Venezuela - Out of Stock
Ed Butler investigates how Venezuela's economic crisis is affecting everyday lives across Latin America's oil giant.
Despite its massive natural oil wealth, Venezuela is a country sliding into recession, and has one of the highest inflation rates in the world. With prices of some products rising as much as 50% or more annually, the crisis presents a simple human predicament - how to lay your hands on the ever-dwindling supply of price-capped essentials that government shops pledge to provide. The trouble is that many of these basic goods like milk and toilet rolls, are disappearing from the supermarkets within a few minutes of getting there.
Ed Butler explores how gossip and the black market have become a part of the answer for many ordinary citizens. He follows one consumer's quest for goods across the capital, and examines the rumours of smuggling and massive corruption, especially in the west near the border with Colombia.

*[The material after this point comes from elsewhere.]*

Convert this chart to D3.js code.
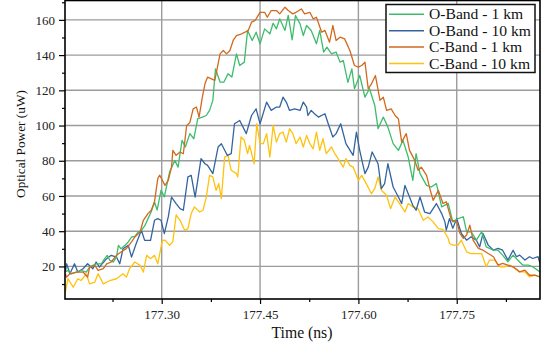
<!DOCTYPE html>
<html><head><meta charset="utf-8">
<script src="https://cdn.jsdelivr.net/npm/d3@7"></script>
<style>
html,body{margin:0;padding:0;background:#fff;}
svg{display:block;}
</style></head>
<body><svg id="c" width="546" height="345"></svg>
<script>
// ---- data (time in ns, optical power in uW) ----
const seriesNames = ["O-Band - 1 km","O-Band - 10 km","C-Band - 1 km","C-Band - 10 km"];
const seriesColors = ["#3dbd6c","#3464a0","#d2691e","#ffc20e"];
const yMajorTicks = [20,40,60,80,100,120,140,160];
const yMinorTicks = [10,30,50,70,90,110,130,150,170];
const xMajorTicks = [177.30,177.45,177.60,177.75];
const xMinorTicks = [177.225,177.375,177.525,177.675,177.825];

const oBand1km = [[177.153,16.8],[177.157,17.7],[177.162,15.8],[177.170,16.8],[177.177,17.7],[177.185,16.8],[177.190,19.6],[177.195,20.6],[177.200,21.5],[177.208,21.5],[177.213,24.4],[177.217,26.3],[177.221,23.4],[177.226,22.5],[177.231,25.3],[177.234,32],[177.238,30],[177.244,32],[177.249,33.9],[177.254,36.7],[177.259,37],[177.264,39.5],[177.269,40.5],[177.274,43],[177.279,47],[177.284,51],[177.289,56.6],[177.293,52],[177.299,63.3],[177.304,59.5],[177.312,73.6],[177.320,80.2],[177.325,76.4],[177.331,91.6],[177.336,87.8],[177.343,95.4],[177.349,92.5],[177.355,103.9],[177.362,104.8],[177.368,105.7],[177.373,108.6],[177.378,114.3],[177.382,132.2],[177.389,124.7],[177.395,124.7],[177.401,129.4],[177.407,127.5],[177.414,140.7],[177.419,134.1],[177.426,136],[177.431,154],[177.438,148.3],[177.444,153],[177.450,146.4],[177.457,154.9],[177.465,152.1],[177.470,158.1],[177.475,154.9],[177.480,160.6],[177.488,154],[177.493,162.5],[177.499,148.7],[177.504,162.5],[177.511,157.7],[177.516,151.1],[177.521,156.8],[177.528,154],[177.536,146.4],[177.541,154],[177.547,141.7],[177.552,144.5],[177.559,140.7],[177.566,141.7],[177.572,136],[177.577,136.9],[177.584,124.5],[177.590,132.2],[177.594,120.9],[177.602,128.4],[177.610,116.1],[177.617,120.9],[177.625,111.4],[177.630,98.2],[177.638,104.8],[177.645,99.1],[177.653,89.7],[177.661,85.9],[177.668,91.6],[177.676,82.1],[177.683,68.9],[177.688,84],[177.694,72.7],[177.704,66],[177.711,65.1],[177.719,67],[177.727,53.8],[177.737,55.8],[177.744,45.3],[177.752,47.2],[177.760,48.2],[177.765,39.7],[177.772,39.7],[177.780,34.9],[177.788,39.7],[177.795,31.1],[177.806,29.2],[177.813,29.2],[177.820,26.4],[177.828,22.6],[177.836,26.4],[177.843,23.6],[177.851,20.7],[177.859,20.7],[177.866,19.8],[177.877,16.9]];

const oBand10km = [[177.153,16.8],[177.155,21.5],[177.160,15.8],[177.167,21.5],[177.172,16.8],[177.180,18.7],[177.187,21.5],[177.195,18.7],[177.200,22.5],[177.205,19.6],[177.216,24.4],[177.223,26.3],[177.231,25.3],[177.236,21.5],[177.241,30],[177.249,32],[177.254,25.3],[177.261,32.9],[177.269,40.5],[177.274,34.8],[177.283,34.8],[177.289,46.2],[177.294,47.1],[177.299,46.2],[177.304,38.6],[177.310,48.1],[177.315,59.4],[177.322,55.7],[177.328,52.8],[177.333,51.9],[177.340,70.8],[177.345,71.7],[177.351,59.4],[177.360,81.2],[177.366,78.3],[177.370,77.4],[177.378,72.7],[177.386,87.8],[177.391,89.7],[177.400,83.1],[177.406,84],[177.411,101],[177.419,102.9],[177.429,95.4],[177.437,105.7],[177.444,109.5],[177.450,101],[177.460,113.3],[177.467,108.6],[177.475,110.5],[177.480,110.5],[177.485,116.1],[177.490,113.3],[177.495,108.6],[177.503,109.5],[177.511,108.6],[177.516,113.3],[177.521,110.5],[177.523,105.7],[177.528,108.6],[177.533,106.7],[177.539,104.8],[177.549,106.7],[177.554,101],[177.561,93.5],[177.566,95.4],[177.573,101],[177.581,89.7],[177.592,83.1],[177.597,96.3],[177.602,85.9],[177.610,72.7],[177.615,76.4],[177.621,85],[177.630,78.3],[177.635,64.2],[177.640,67],[177.645,78.3],[177.653,65.1],[177.661,59.4],[177.666,55.7],[177.671,66],[177.678,59.4],[177.683,54.7],[177.688,51.9],[177.694,59.4],[177.701,50.9],[177.709,50],[177.719,55.7],[177.727,50],[177.732,45.3],[177.734,40.6],[177.739,47.2],[177.744,41.6],[177.750,47.2],[177.757,38.7],[177.765,34.9],[177.772,36.8],[177.780,34.9],[177.785,31.1],[177.790,38.7],[177.798,32.1],[177.806,29.2],[177.813,30.2],[177.820,29.2],[177.828,23.6],[177.836,29.2],[177.841,25.5],[177.846,26.4],[177.854,23.6],[177.861,25.5],[177.866,24.5],[177.874,25.5],[177.877,21.7]];

const cBand1km = [[177.153,15.8],[177.155,13.9],[177.160,15.8],[177.170,16.8],[177.180,16.8],[177.187,13.9],[177.190,19.6],[177.198,20.6],[177.203,17.7],[177.211,18.7],[177.216,21.5],[177.223,22.5],[177.231,26.3],[177.238,28.2],[177.246,30.1],[177.254,33.9],[177.259,36.7],[177.267,39.5],[177.272,46.2],[177.279,50],[177.284,51.9],[177.289,56.6],[177.294,69.9],[177.297,71.8],[177.305,66],[177.310,68.9],[177.315,76.4],[177.317,85.9],[177.322,83.1],[177.328,85],[177.333,84],[177.338,99.9],[177.343,101.8],[177.348,109.5],[177.353,110.5],[177.357,104.8],[177.362,116.1],[177.366,123.7],[177.370,127.5],[177.376,126.5],[177.381,125.6],[177.389,140.7],[177.394,142.6],[177.399,140.7],[177.404,142.6],[177.409,148.3],[177.414,151.1],[177.422,152.1],[177.427,153],[177.432,154],[177.437,158.7],[177.442,159.6],[177.444,160.6],[177.450,164.3],[177.457,164.3],[177.461,161.5],[177.467,165.3],[177.475,165.3],[177.480,163.4],[177.488,167.2],[177.493,165.3],[177.500,163.4],[177.505,164.3],[177.513,166.2],[177.518,163.4],[177.526,164.3],[177.531,160.6],[177.536,161.5],[177.544,153],[177.549,154],[177.556,147.3],[177.561,156.8],[177.566,148.3],[177.572,150.2],[177.579,149.2],[177.587,142.6],[177.594,134.1],[177.600,133.2],[177.605,134.1],[177.610,136],[177.615,120.9],[177.620,123.7],[177.626,128.4],[177.633,114.3],[177.638,116.1],[177.643,108.6],[177.650,109.5],[177.656,105.7],[177.661,103.9],[177.666,90.6],[177.673,95.4],[177.678,85.9],[177.686,80.2],[177.691,74.6],[177.696,76.4],[177.704,71.7],[177.709,64.2],[177.714,57.5],[177.722,63.2],[177.729,55.7],[177.734,56.7],[177.742,46.3],[177.750,45.3],[177.755,38.7],[177.760,35.9],[177.765,37.8],[177.770,43.4],[177.775,34.9],[177.783,30.2],[177.790,29.2],[177.798,27.3],[177.806,25.5],[177.813,20.7],[177.820,21.7],[177.828,20.7],[177.836,19.8],[177.846,16.9],[177.854,17.9],[177.861,15],[177.869,15],[177.877,14.1]];

const cBand10km = [[177.153,5.4],[177.157,13],[177.165,8.2],[177.172,13],[177.177,12],[177.185,15.8],[177.190,10.1],[177.198,11.1],[177.203,15.8],[177.211,10.1],[177.221,12],[177.231,13],[177.241,15.8],[177.246,13.9],[177.251,18.7],[177.259,22.5],[177.267,20.6],[177.272,16.8],[177.277,26.3],[177.283,24.4],[177.289,26.3],[177.294,21.5],[177.301,34.8],[177.305,34.9],[177.312,32],[177.317,34.1],[177.322,49.2],[177.328,46.2],[177.335,40.5],[177.340,41.5],[177.345,50],[177.350,53.8],[177.358,50.9],[177.363,51.9],[177.368,59.4],[177.373,71.7],[177.378,70.8],[177.383,63.2],[177.387,67],[177.391,58.5],[177.396,82.1],[177.401,83.1],[177.406,74.6],[177.414,72.7],[177.416,70.8],[177.421,93.5],[177.426,91.6],[177.431,84],[177.434,88.7],[177.441,78.3],[177.445,101],[177.450,89.7],[177.455,89.7],[177.460,95.4],[177.465,82.1],[177.470,100.1],[177.475,90.6],[177.480,95.4],[177.485,96.3],[177.490,90.6],[177.495,98.2],[177.500,95.4],[177.505,89.7],[177.511,93.5],[177.516,87.8],[177.521,94.4],[177.526,89.7],[177.531,86.8],[177.536,96.3],[177.541,85.9],[177.546,92.5],[177.551,84],[177.559,87.8],[177.564,84],[177.569,81.2],[177.577,76.4],[177.581,81.2],[177.587,77.4],[177.592,76.4],[177.600,68.9],[177.605,71.7],[177.612,67],[177.620,61.3],[177.625,64.2],[177.630,70.8],[177.635,63.2],[177.643,60.4],[177.649,52.8],[177.656,59.4],[177.663,55.7],[177.671,50.9],[177.676,55.7],[177.683,53.8],[177.691,52.8],[177.699,46.2],[177.706,48.1],[177.714,45.3],[177.722,41.5],[177.729,41],[177.737,36],[177.739,33],[177.744,32.1],[177.752,32.1],[177.757,34.9],[177.765,28.3],[177.772,27.3],[177.780,27.3],[177.788,27.3],[177.795,19.8],[177.800,23.6],[177.808,23.6],[177.816,19.8],[177.823,19.8],[177.831,20.7],[177.839,18.8],[177.846,16.9],[177.854,16.9],[177.861,14.1],[177.869,15],[177.877,14.1]];

const allSeries = [oBand1km, oBand10km, cBand1km, cBand10km];

// ---- layout ----
const FONT = '"Liberation Serif","Times New Roman",serif';
const L = 65, R = 540, T = 0.5, B = 299;
const svg = d3.select("#c");
const x = d3.scaleLinear().domain([177.1525, 177.877]).range([L, R]);
const y = d3.scaleLinear().domain([1.5, 171]).range([B, T]);

// scale a text's font size so that its width matches a target width
function fitFont(sel, base, target){
  sel.style("font-size", base + "px");
  const w = sel.node().getComputedTextLength();
  const fs = base * target / w;
  sel.style("font-size", fs + "px");
  return fs;
}

svg.append("defs").append("clipPath").attr("id","clip")
  .append("rect").attr("x",L).attr("y",T).attr("width",R-L).attr("height",B-T);

// grid
const grid = svg.append("g");
grid.selectAll("line.h").data(yMajorTicks).join("line")
  .attr("x1",L).attr("x2",R).attr("y1",d=>y(d)).attr("y2",d=>y(d))
  .attr("stroke","#9c9c9c").attr("stroke-width",1.4);
grid.selectAll("line.v").data(xMajorTicks).join("line")
  .attr("y1",T).attr("y2",B).attr("x1",d=>x(d)).attr("x2",d=>x(d))
  .attr("stroke","#9c9c9c").attr("stroke-width",1.4);

// series lines
const line = d3.line().x(d=>x(d[0])).y(d=>y(d[1]));
const lines = svg.append("g").attr("clip-path","url(#clip)");
[3,1,0,2].forEach(i=>{
  lines.append("path").datum(allSeries[i]).attr("d",line)
    .attr("fill","none").attr("stroke",seriesColors[i])
    .attr("stroke-width",1.3).attr("stroke-linejoin","round");
});

// axes
function styleAxis(g){
  g.attr("font-family",FONT);
  g.select(".domain").remove();
  g.selectAll(".tick line").attr("stroke","#000").attr("stroke-width",1.2);
  g.selectAll(".tick text").attr("fill","#222")
    .attr("font-family",FONT).style("font-size","13px");
}
svg.append("g").attr("transform",`translate(${L},0)`)
  .call(d3.axisLeft(y).tickValues(yMajorTicks).tickSize(6).tickPadding(4).tickFormat(d3.format("d")))
  .call(styleAxis);
svg.append("g").attr("transform",`translate(${L},0)`)
  .call(d3.axisLeft(y).tickValues(yMinorTicks).tickSize(3).tickFormat(""))
  .call(styleAxis);
svg.append("g").attr("transform",`translate(0,${B})`)
  .call(d3.axisBottom(x).tickValues(xMajorTicks).tickSize(5).tickPadding(6).tickFormat(d3.format(".2f")))
  .call(styleAxis);
svg.append("g").attr("transform",`translate(0,${B})`)
  .call(d3.axisBottom(x).tickValues(xMinorTicks).tickSize(3).tickFormat(""))
  .call(styleAxis);

// frame
svg.append("rect").attr("x",L).attr("y",T).attr("width",R-L).attr("height",B-T)
  .attr("fill","none").attr("stroke","#000").attr("stroke-width",1.6);

// axis titles
const xt = svg.append("text").attr("x",302).attr("y",338).attr("text-anchor","middle")
  .attr("font-family",FONT).attr("fill","#111").text("Time (ns)");
fitFont(xt, 15, 61);
const yt = svg.append("text").attr("transform","translate(25,144) rotate(-90)").attr("text-anchor","middle")
  .attr("font-family",FONT).attr("fill","#111").text("Optical Power (uW)");
fitFont(yt, 14, 108);

// legend
const lg = svg.append("g").attr("font-family",FONT);
lg.append("rect").attr("x",386).attr("y",4.5).attr("width",149).attr("height",68)
  .attr("fill","#fff").attr("stroke","#111").attr("stroke-width",1.5);
const probe = lg.append("text").attr("font-family",FONT).text(seriesNames[1]);
const legendFs = fitFont(probe, 14.5, 102);
probe.remove();
seriesNames.forEach((n,i)=>{
  const yy = 14.3 + i*16.4;
  lg.append("line").attr("x1",389).attr("x2",424).attr("y1",yy).attr("y2",yy)
    .attr("stroke",seriesColors[i]).attr("stroke-width",1.5);
  lg.append("text").attr("x",429).attr("y",yy+5).style("font-size",legendFs+"px")
    .attr("fill","#111").text(n);
});
</script></body></html>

And he hears how the Socialist legacy of the former President Hugo Chavez still casts a big shadow over the nation. Businesspeople complain that his policies have made it almost impossible to produce anything profitably, and have left a legacy of massive red tape. The housing sector has been hit particularly hard with years of under-investment. Ed meets one retired couple unable to reclaim a rented apartment in their own property, who now are forced to live in their own garage.
Francisco and Rosa Paez, Caracas Venezuela
The couple, who are landlords, are forced to live in their own garage.
They have been waiting years to gain access to their own property next door, but cannot do so because of Venezuela's extremely strict tenancy-protection laws.
Long queues at Maracaibo Supermarket
Poor men and women often travel many miles every day, and have to queue for up to five hours, sometimes in 40 degree heat.
Out of stock
Basic goods like milk, butter and toilet rolls are disappearing from the supermarket shelves quickly.
Critics say that production is down, and that the government needs new economic policies to fix the problem.